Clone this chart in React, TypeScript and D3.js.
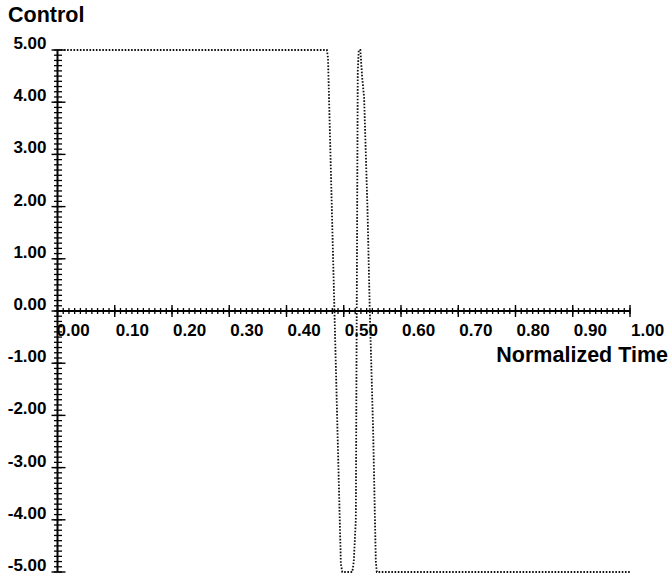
import React, { useEffect, useRef } from 'react';
import * as d3 from 'd3';

// normalized time / control value
const timeValues = [
  0, 0.4705, 0.4725, 0.495, 0.4975, 0.515, 0.5175, 0.5211, 0.5245, 0.5262,
  0.529, 0.532, 0.5356, 0.5415, 0.5455, 0.5513, 0.556, 0.5578, 1.0,
];
const controlValues = [
  5, 5, 4.85, -4.85, -5, -5, -4.8, -4.0, 4.6, 5,
  5, 4.5, 4.08, 1.93, 0, -2.28, -4.8, -5, -5,
];
const xMajorTicks = [0, 0.1, 0.2, 0.3, 0.4, 0.5, 0.6, 0.7, 0.8, 0.9, 1.0];
const yMajorTicks = [5, 4, 3, 2, 1, 0, -1, -2, -3, -4, -5];

const width = 670;
const height = 578;
const font = '"Liberation Sans", Arial, Helvetica, sans-serif';

export default function App() {
  const ref = useRef<SVGSVGElement>(null);

  useEffect(() => {
    const svg = d3.select(ref.current);
    svg.selectAll('*').remove();

    const x = d3.scaleLinear().domain([0, 1]).range([57.5, 630]);
    const y = d3.scaleLinear().domain([-5, 5]).range([572, 50]);
    const x0 = x(0);
    const y0 = y(0);

    const g = svg.append('g');

    // axis lines
    g.append('line')
      .attr('x1', x0).attr('x2', x0)
      .attr('y1', y(5)).attr('y2', y(-5))
      .attr('stroke', '#000').attr('stroke-width', 2);
    g.append('line')
      .attr('x1', x0).attr('x2', x(1))
      .attr('y1', y0).attr('y2', y0)
      .attr('stroke', '#000').attr('stroke-width', 2);

    // minor ticks
    g.selectAll('.xminor')
      .data(x.ticks(100))
      .enter()
      .append('line')
      .attr('x1', (d) => x(d)).attr('x2', (d) => x(d))
      .attr('y1', y0 - 3).attr('y2', y0 + 3)
      .attr('stroke', '#000').attr('stroke-width', 1.3);
    g.selectAll('.yminor')
      .data(y.ticks(100))
      .enter()
      .append('line')
      .attr('x1', x0 - 3.5).attr('x2', x0 + 4.5)
      .attr('y1', (d) => y(d)).attr('y2', (d) => y(d))
      .attr('stroke', '#000').attr('stroke-width', 1.3);

    // major ticks
    g.selectAll('.xmajor')
      .data(xMajorTicks)
      .enter()
      .append('line')
      .attr('x1', (d) => x(d)).attr('x2', (d) => x(d))
      .attr('y1', y0 - 6).attr('y2', y0 + 6)
      .attr('stroke', '#000').attr('stroke-width', 1.4);
    g.selectAll('.ymajor')
      .data(yMajorTicks)
      .enter()
      .append('line')
      .attr('x1', x0 - 6).attr('x2', x0 + 8)
      .attr('y1', (d) => y(d)).attr('y2', (d) => y(d))
      .attr('stroke', '#000').attr('stroke-width', 1.4);

    const fmt = (d: number) => d.toFixed(2);

    g.selectAll('.xlabel')
      .data(xMajorTicks)
      .enter()
      .append('text')
      .attr('x', (d) => x(d) + (d === 0 ? -1 : 1))
      .attr('y', y0 + 25)
      .text((d) => fmt(d))
      .style('font-family', font)
      .style('font-weight', 700)
      .style('font-size', '17px')
      .style('fill', '#000');

    g.selectAll('.ylabel')
      .data(yMajorTicks)
      .enter()
      .append('text')
      .attr('x', x0 - 11)
      .attr('y', (d) => y(d) - 1)
      .attr('text-anchor', 'end')
      .text((d) => fmt(d))
      .style('font-family', font)
      .style('font-weight', 700)
      .style('font-size', '17px')
      .style('fill', '#000');

    // titles
    svg.append('text')
      .attr('x', 8).attr('y', 22)
      .text('Control')
      .style('font-family', font)
      .style('font-weight', 700)
      .style('font-size', '21.5px');
    svg.append('text')
      .attr('x', 668).attr('y', 362)
      .attr('text-anchor', 'end')
      .text('Normalized Time')
      .style('font-family', font)
      .style('font-weight', 700)
      .style('font-size', '21.5px');

    // control curve, dotted
    const pts: [number, number][] = timeValues.map((t, i) => [t, controlValues[i]]);
    const line = d3.line<[number, number]>()
      .x((d) => x(d[0]))
      .y((d) => y(d[1]));
    svg.append('path')
      .datum(pts)
      .attr('d', line)
      .attr('fill', 'none')
      .attr('stroke', '#111')
      .attr('stroke-width', 1.8)
      .attr('stroke-dasharray', '1.6 1.6');
  }, []);

  return (
    <svg
      ref={ref}
      width={width}
      height={height}
      style={{ position: 'absolute', left: 0, top: 0, background: '#fff' }}
    />
  );
}
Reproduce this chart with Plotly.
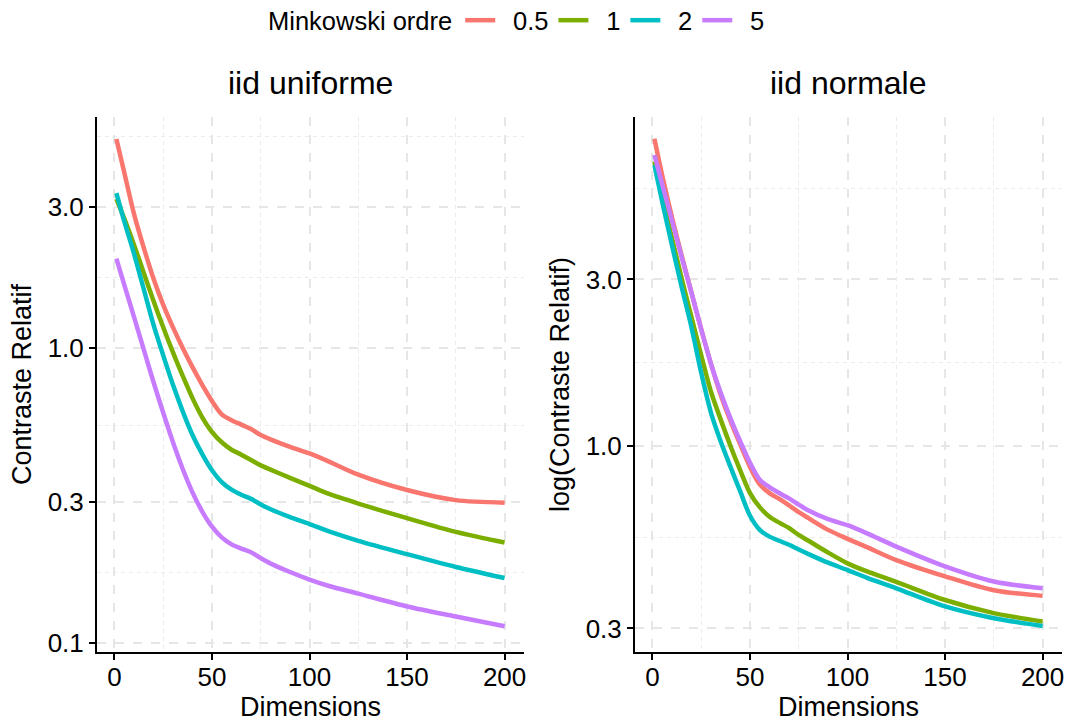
import plotly.graph_objects as go

# Dimensions at which the relative contrast was evaluated
dims = [1, 5, 10, 15, 20, 25, 30, 35, 40, 45, 50, 55, 60, 65, 70, 75, 80,
        90, 100, 110, 125, 150, 175, 200]

orders = ["0.5", "1", "2", "5"]
colors = ["#F8766D", "#7CAE00", "#00BFC4", "#C77CFF"]

# iid uniforme : relative contrast per Minkowski order
unif_p05 = [5.11, 3.94, 2.85, 2.19, 1.72, 1.40, 1.175, 1.0, 0.861, 0.75, 0.661,
            0.596, 0.569, 0.55, 0.531, 0.507, 0.49, 0.462, 0.439, 0.412, 0.372,
            0.33, 0.305, 0.299]
unif_p1 = [3.2, 2.75, 2.24, 1.80, 1.445, 1.175, 0.966, 0.804, 0.676, 0.582, 0.519,
           0.479, 0.452, 0.435, 0.417, 0.4, 0.387, 0.363, 0.341, 0.32, 0.297,
           0.265, 0.238, 0.219]
unif_p2 = [3.35, 2.69, 2.09, 1.585, 1.2, 0.944, 0.75, 0.61, 0.507, 0.437, 0.385,
           0.351, 0.331, 0.318, 0.308, 0.295, 0.284, 0.267, 0.253, 0.239, 0.222,
           0.2, 0.181, 0.166]
unif_p5 = [2.01, 1.64, 1.274, 0.989, 0.767, 0.603, 0.479, 0.389, 0.324, 0.279,
           0.248, 0.228, 0.216, 0.209, 0.203, 0.194, 0.186, 0.174, 0.164, 0.156,
           0.147, 0.133, 0.123, 0.114]

# iid normale : relative contrast per Minkowski order
norm_p05 = [7.59, 5.96, 4.52, 3.51, 2.75, 2.16, 1.72, 1.40, 1.18, 1.01, 0.871,
            0.776, 0.733, 0.705, 0.676, 0.646, 0.621, 0.575, 0.542, 0.513, 0.471,
            0.423, 0.386, 0.372]
norm_p1 = [6.53, 5.19, 3.94, 3.02, 2.34, 1.82, 1.43, 1.19, 1.0, 0.851, 0.733,
           0.668, 0.627, 0.603, 0.582, 0.556, 0.535, 0.495, 0.461, 0.437, 0.408,
           0.362, 0.332, 0.314]
norm_p2 = [6.38, 5.01, 3.76, 2.85, 2.19, 1.62, 1.245, 1.03, 0.871, 0.741, 0.631,
           0.575, 0.55, 0.535, 0.521, 0.505, 0.49, 0.463, 0.441, 0.419, 0.391,
           0.347, 0.321, 0.305]
norm_p5 = [6.82, 5.62, 4.42, 3.47, 2.75, 2.16, 1.72, 1.42, 1.20, 1.03, 0.895,
           0.80, 0.762, 0.733, 0.708, 0.679, 0.653, 0.617, 0.593, 0.562, 0.515,
           0.452, 0.409, 0.391]

unif_series = [unif_p05, unif_p1, unif_p2, unif_p5]
norm_series = [norm_p05, norm_p1, norm_p2, norm_p5]

x_ticks = [0, 50, 100, 150, 200]
x_minor = [25, 75, 125, 175]
unif_ticks = [0.1, 0.3, 1, 3]
unif_ticktext = ["0.1", "0.3", "1.0", "3.0"]
norm_ticks = [0.3, 1, 3]
norm_ticktext = ["0.3", "1.0", "3.0"]
# minor breaks halfway between the major breaks (in log space)
unif_minor = [10 ** -0.7615, 10 ** -0.2615, 10 ** 0.2385, 10 ** 0.716]
norm_minor = [10 ** -0.2615, 10 ** 0.2385, 10 ** 0.739]

FONT = "Liberation Sans, Arial, Helvetica, sans-serif"
W, H = 1070, 722
GAP = "\u2002"  # spacing between legend key and its label

fig = go.Figure()

for name, col, ys in zip(orders, colors, unif_series):
    fig.add_trace(go.Scatter(
        x=dims, y=ys, mode="lines", name=GAP + name, legendgroup=name,
        line=dict(color=col, width=4.5, shape="spline", smoothing=0.8),
        xaxis="x", yaxis="y", showlegend=True))

for name, col, ys in zip(orders, colors, norm_series):
    fig.add_trace(go.Scatter(
        x=dims, y=ys, mode="lines", name=GAP + name, legendgroup=name,
        line=dict(color=col, width=4.5, shape="spline", smoothing=0.8),
        xaxis="x2", yaxis="y2", showlegend=False))

grid_major = dict(showgrid=True, gridcolor="#e6e6e6", gridwidth=2.4,
                  griddash="9px,9px")
minor_style = dict(showgrid=True, gridcolor="#ebebeb", gridwidth=1.2,
                   griddash="4px,4px", ticks="")
axis_common = dict(showline=True, linecolor="black", linewidth=2,
                   ticks="outside", ticklen=6, tickwidth=2, tickcolor="black",
                   tickfont=dict(family=FONT, size=26, color="black"),
                   zeroline=False, mirror=False, automargin=False, **grid_major)

xl = [97 / W, 524 / W]
xr = [635 / W, 1062 / W]
yd = [70 / H, 605 / H]

fig.update_layout(
    width=W, height=H,
    margin=dict(l=0, r=0, t=0, b=0, autoexpand=False),
    paper_bgcolor="white", plot_bgcolor="white",
    font=dict(family=FONT, color="black"),
    xaxis=dict(domain=xl, anchor="y", range=[-8.95, 209.95],
               tickmode="array", tickvals=x_ticks, ticklabelstandoff=-5,
               minor=dict(tickmode="array", tickvals=x_minor, **minor_style),
               title=dict(text="Dimensions", font=dict(size=27), standoff=6),
               **axis_common),
    yaxis=dict(domain=yd, anchor="x", type="log", range=[-1.0305, 0.783],
               tickmode="array", tickvals=unif_ticks, ticktext=unif_ticktext,
               minor=dict(tickmode="array", tickvals=unif_minor, **minor_style),
               title=dict(text="Contraste Relatif", font=dict(size=27), standoff=8),
               **axis_common),
    xaxis2=dict(domain=xr, anchor="y2", range=[-8.95, 209.95],
                tickmode="array", tickvals=x_ticks, ticklabelstandoff=-5,
                minor=dict(tickmode="array", tickvals=x_minor, **minor_style),
                title=dict(text="Dimensions", font=dict(size=27), standoff=6),
                **axis_common),
    yaxis2=dict(domain=yd, anchor="x2", type="log", range=[-0.5903, 0.9427],
                tickmode="array", tickvals=norm_ticks, ticktext=norm_ticktext,
                minor=dict(tickmode="array", tickvals=norm_minor, **minor_style),
                title=dict(text="log(Contraste Relatif)", font=dict(size=27), standoff=8),
                **axis_common),
    legend=dict(orientation="h", x=266 / W, xanchor="left", y=1.004, yanchor="top",
                title=dict(text="Minkowski ordre", font=dict(size=25.5)),
                font=dict(size=25.5), bgcolor="rgba(0,0,0,0)", itemwidth=30),
    annotations=[
        dict(text="iid uniforme", x=(xl[0] + xl[1]) / 2, y=(H - 83) / H,
             xref="paper", yref="paper", showarrow=False,
             font=dict(size=32), xanchor="center", yanchor="middle"),
        dict(text="iid normale", x=(xr[0] + xr[1]) / 2, y=(H - 83) / H,
             xref="paper", yref="paper", showarrow=False,
             font=dict(size=32), xanchor="center", yanchor="middle"),
    ],
)

fig.write_html("out.html")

● **EXERCISE**
Reproduce exactly the run of lines that opens the listing and closes with the line holding "import * as d3 from 'd3';". Pictures are excluded.

● **RESULT OF THIS EXERCISE**
Clone this chart in React, TypeScript and D3.js.
import React, { useEffect, useRef } from 'react';
import * as d3 from 'd3';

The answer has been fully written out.